In seine Funktionen als Geschäftsführer der GmbH und Vorstandsvorsitzender der AG hatte der Beklagte in der Zeit von Juli 2002 bis Ende 2015 regelmäßig an dem Austausch wettbewerblich sensibler Informationen teilgenommen. Das Bundeskartellamt hatte in dem anschließenden Bußgeldverfahren gegen zehn Edelstahlunternehmen, zwei Branchenverbände und siebzehn verantwortliche Personen, darunter dem Beklagten, Geldbußen in Millionenhöhe verhängt.
Das Landgericht Düsseldorf hat die Klage hinsichtlich des Bußgeldes sowie der geltend gemachten Aufklärungs- und Rechtsanwaltskosten abgewiesen. Es hatte aber festgestellt, dass der Beklagte verpflichtet sei, den Klägerinnen Schadensersatz für alle weiteren Zukunftsschäden zu leisten, die aus dem Wettbewerbsverstoß resultierten.
Auch vor dem OLG Düsseldorf blieben beide Klagen erfolglos. Nach Ansicht des Gerichts scheide eine persönliche Haftung des Geschäftsführers oder Vorstands für Kartellbußen eines Unternehmens aus, da sonst die kartellrechtliche Wertung unterlaufen würde, wonach getrennte Bußgelder gegen die handelnde Person und das Unternehmen selbst festgesetzt werden.
Durch den Rückgriff auf den Geschäftsführer bestehe darüber hinaus die Gefahr, dass der Sanktionszweck eines Unternehmensbußgelds gefährdet werde.
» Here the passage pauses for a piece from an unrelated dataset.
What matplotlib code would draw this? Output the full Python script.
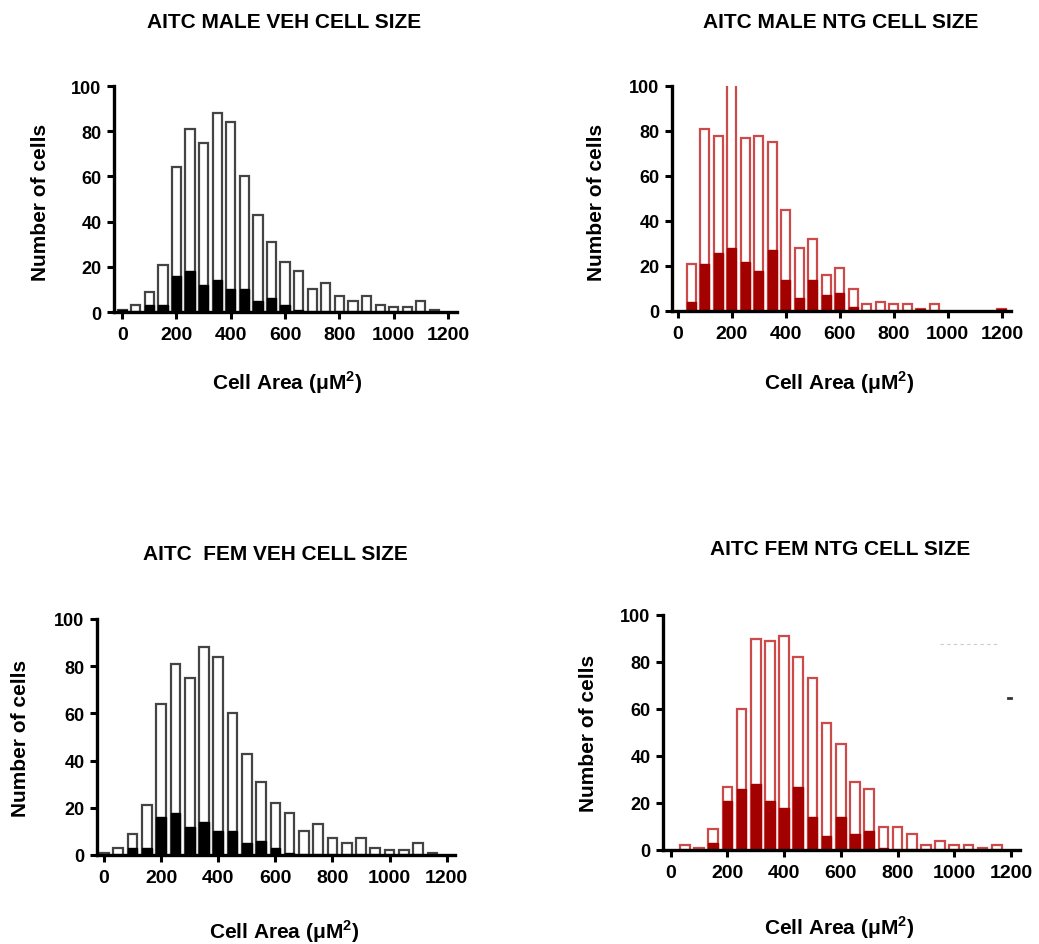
import matplotlib
matplotlib.use("Agg")
import matplotlib.pyplot as plt
import numpy as np

plt.rcParams['font.family'] = ['Liberation Sans', 'DejaVu Sans']
plt.rcParams['font.weight'] = 'bold'
plt.rcParams['mathtext.fontset'] = 'custom'
plt.rcParams['mathtext.rm'] = 'Liberation Sans:bold'
plt.rcParams['mathtext.bf'] = 'Liberation Sans:bold'

# ---------------- data ----------------
bins_all = [0, 50, 100, 150, 200, 250, 300, 350, 400, 450, 500, 550,
            600, 650, 700, 750, 800, 850, 900, 950, 1000, 1050, 1100, 1150]

male_veh_total = [1, 3, 9, 21, 64, 81, 75, 88, 84, 60, 43, 31,
                  22, 18, 10, 13, 7, 5, 7, 3, 2, 2, 5, 1]
male_veh_resp = [1, 0, 3, 3, 16, 18, 12, 14, 10, 10, 5, 6,
                 3, 1, 0, 0, 0, 0, 0, 0, 0, 0, 0, 0]

male_ntg_bins = [50, 100, 150, 200, 250, 300, 350, 400, 450, 500, 550, 600,
                 650, 700, 750, 800, 850, 900, 950, 1200]
male_ntg_total = [21, 81, 78, 118, 77, 78, 75, 45, 28, 32, 16, 19,
                  10, 3, 4, 3, 3, 1, 3, 1]
male_ntg_resp = [4, 21, 26, 28, 22, 18, 27, 14, 6, 14, 7, 8,
                 2, 0, 0, 0, 0, 1, 0, 1]

fem_veh_total = [1, 3, 9, 21, 64, 81, 75, 88, 84, 60, 43, 31,
                 22, 18, 10, 13, 7, 5, 7, 3, 2, 2, 5, 1]
fem_veh_resp = [0, 0, 3, 3, 16, 18, 12, 14, 10, 10, 5, 6,
                3, 1, 0, 0, 0, 0, 0, 0, 0, 0, 0, 0]

fem_ntg_bins = [50, 100, 150, 200, 250, 300, 350, 400, 450, 500, 550, 600,
                650, 700, 750, 800, 850, 900, 950, 1000, 1050, 1100, 1150]
fem_ntg_total = [2, 1, 9, 27, 60, 90, 89, 91, 82, 73, 54, 45,
                 29, 26, 10, 10, 7, 2, 4, 2, 2, 1, 2]
fem_ntg_resp = [0, 0, 3, 21, 26, 28, 21, 18, 27, 14, 6, 14,
                7, 8, 1, 0, 0, 0, 0, 0, 0, 0, 0]

titles = ["AITC MALE VEH CELL SIZE", "AITC MALE NTG CELL SIZE",
          "AITC  FEM VEH CELL SIZE", "AITC FEM NTG CELL SIZE"]
x_ticks = [0, 200, 400, 600, 800, 1000, 1200]
y_ticks = [0, 20, 40, 60, 80, 100]
ylabel_text = "Number of cells"
xlabel_text = "Cell Area (\u03bcM$^{2}$)"

# ---------------- layout ----------------
W, H = 1039, 945
fig = plt.figure(figsize=(W / 100, H / 100), dpi=100)

def px_axes(left, right, top, bottom):
    return fig.add_axes([left / W, 1 - bottom / H, (right - left) / W, (bottom - top) / H])

panels = [
    dict(rect=(114, 457, 87, 313), xlim=(-30, 1233), bins=bins_all,
         total=male_veh_total, resp=male_veh_resp, fill='black', edge='#444444',
         title_xy=(284, 23), ylab_xy=(41, 202), xlab_xy=(287, 383)),
    dict(rect=(672, 1011, 87, 312), xlim=(-21, 1234), bins=male_ntg_bins,
         total=male_ntg_total, resp=male_ntg_resp, fill='#a30000', edge='#cc4a4a',
         title_xy=(841, 23), ylab_xy=(597, 202), xlab_xy=(839, 383)),
    dict(rect=(97, 455, 620, 856), xlim=(-24.5, 1229), bins=bins_all,
         total=fem_veh_total, resp=fem_veh_resp, fill='black', edge='#444444',
         title_xy=(275, 554), ylab_xy=(21, 738), xlab_xy=(284, 932)),
    dict(rect=(663, 1020, 616, 851), xlim=(-27, 1232), bins=fem_ntg_bins,
         total=fem_ntg_total, resp=fem_ntg_resp, fill='#a30000', edge='#cc4a4a',
         title_xy=(840, 550), ylab_xy=(588, 733), xlab_xy=(839, 928)),
]

bar_w = 34
for p, title in zip(panels, titles):
    ax = px_axes(*p['rect'])
    ax.bar(p['bins'], p['total'], width=bar_w, facecolor='white',
           edgecolor=p['edge'], linewidth=1.6, zorder=2)
    ax.bar(p['bins'], p['resp'], width=bar_w, facecolor=p['fill'],
           edgecolor=p['fill'], linewidth=1.0, zorder=3)
    ax.set_xlim(*p['xlim'])
    ax.set_ylim(0, 100)
    ax.set_xticks(x_ticks)
    ax.set_yticks(y_ticks)
    for s in ['top', 'right']:
        ax.spines[s].set_visible(False)
    for s in ['left', 'bottom']:
        ax.spines[s].set_linewidth(2.4)
        ax.spines[s].set_zorder(5)
    ax.tick_params(axis='both', length=5, width=2.2, pad=4)
    ax.tick_params(axis='x', labelsize=14, pad=5)
    ax.tick_params(axis='y', labelsize=13)
    for lab in ax.get_xticklabels() + ax.get_yticklabels():
        lab.set_fontweight('bold')
    tx, ty = p['title_xy']
    fig.text(tx / W, 1 - ty / H, title, ha='center', va='center',
             fontsize=15, fontweight='bold')
    yx, yy = p['ylab_xy']
    fig.text(yx / W, 1 - yy / H, ylabel_text, ha='center', va='center',
             rotation=90, fontsize=15, fontweight='bold')
    xx, xy = p['xlab_xy']
    fig.text(xx / W, 1 - xy / H, xlabel_text, ha='center', va='center',
             fontsize=15, fontweight='bold')

# small stray marks visible in the last panel of the reference
fig.add_artist(plt.Line2D([940 / W, 997 / W], [1 - 645 / H, 1 - 645 / H],
                          color='#cccccc', linewidth=0.8, linestyle=(0, (3, 3))))
fig.add_artist(plt.Line2D([1008 / W, 1011 / W], [1 - 699 / H, 1 - 699 / H],
                          color='#333333', linewidth=2.0))

fig.savefig("out.png", dpi=100)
So könnten Unternehmen sich durch den Rückgriff auf Geschäftsführer und Vorstände faktisch ihrer kartellrechtlichen Bußgeldverantwortung entziehen.
Da die Aufklärungs- und Verteidigerkosten der AG im unmittelbaren Zusammenhang mit dem Bußgeldverfahren gegen das Unternehmen vor dem Bundeskartellamt stünden, könnten diese Kosten ebenfalls nicht erstattet verlangt werden.
Eine persönliche Haftung des Geschäftsführers/Vorstands scheidet für Kartellbußen eines Unternehmens aus. Andernfalls würde die kartellrechtliche Wertung unterlaufen, wonach getrennte Bußgelder gegen die handelnde Person und das Unternehmen selbst festgesetzt werden.